Freshwater discharge controlled deposition of Cenomanian–Turonian black shales on the NW European epicontinental shelf (Wunstorf, northern Germany)
- 1Marine Palynology and Paleoceanography, Laboratory of Palaeobotany and Palynology, Department of Earth Sciences, Faculty of Geosciences, Utrecht University, Budapestlaan 4, 3584 CD Utrecht, the Netherlands
- 2Department of Earth Sciences, Faculty of Geosciences, Utrecht University, Budapestlaan 4, 3584 CD Utrecht, the Netherlands
- 3NIOZ, Royal Netherlands Institute for Sea Research, P.O. Box 59, 1790 AB Den Burg, Texel, the Netherlands
- 4Institute of Geosciences, Goethe University Frankfurt, Altenhöferallee 1, 60438 Frankfurt, Germany
- 5Bundesanstalt für Geowissenschaften und Rohstoffe, P.O. Box 51 01 53, Alfred-Benz-Haus, Stilleweg 2, 30641 Hanover, Germany
- 6Paleoenvironmental Dynamics Group, Institute of Earth Sciences, University of Heidelberg, Im Neuenheimer Feld 234, 69120 Heidelberg, Germany
Abstract. Global warming, changes in the hydrological cycle and enhanced marine primary productivity all have been invoked as having contributed to the occurrence of widespread ocean anoxia during the Cenomanian–Turonian oceanic anoxic event (OAE2; ~94 Ma), but disentangling these factors on a regional scale has remained problematic. In an attempt to separate these forcing factors, we generated palynological and organic geochemical records using a core spanning the OAE2 from Wunstorf, Lower Saxony Basin (LSB; northern Germany), which exhibits cyclic black shale–marl alternations related to the orbital precession cycle.
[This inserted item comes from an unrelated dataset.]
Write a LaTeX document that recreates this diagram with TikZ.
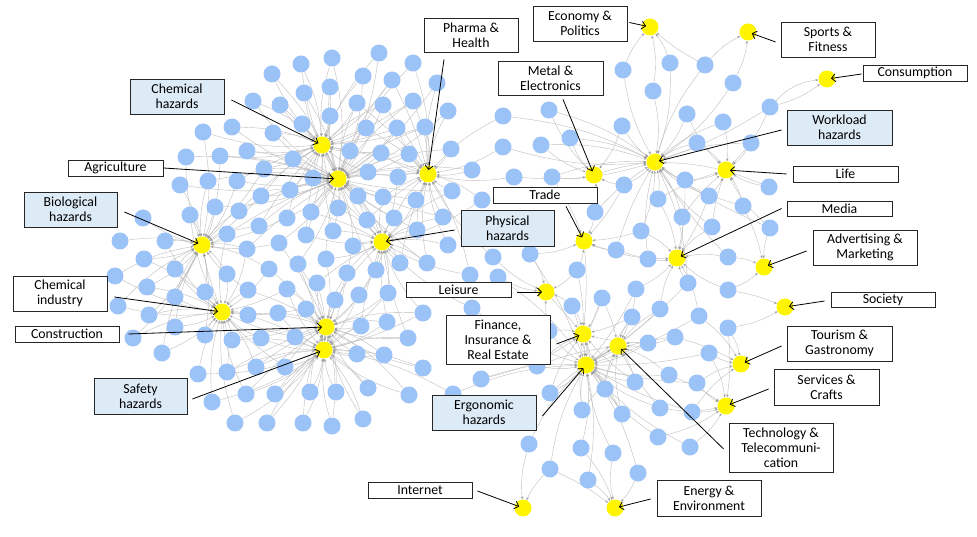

Despite the widely varying depositional conditions complicating the interpretation of the obtained records, TEX86H indicates that sea-surface temperature (SST) evolution in the LSB during OAE2 resembles that of previously studied sites throughout the proto-North Atlantic. Cooling during the so-called Plenus Cold Event interrupted black shale deposition during the early stages of OAE2. However, TEX86 does not vary significantly across black shale–marl alternations, suggesting that temperature variations did not force the formation of the cyclic black shale horizons. Relative (i.e., with respect to marine palynomorphs) and absolute abundances of pollen and spores are elevated during phases of black shale deposition, indicative of enhanced precipitation and run-off. High abundances of cysts from inferred heterotrophic and euryhaline dinoflagellates supports high run-off, which likely introduced additional nutrients to the epicontinental shelf resulting in elevated marine primary productivity.
We conclude that orbitally forced enhanced precipitation and run-off, in tandem with elevated marine primary productivity, were critical in cyclic black shale formation on the northern European epicontinental shelf and potentially for other OAE2 sections in the proto-Atlantic and Western Interior Seaway at similar latitudes as well.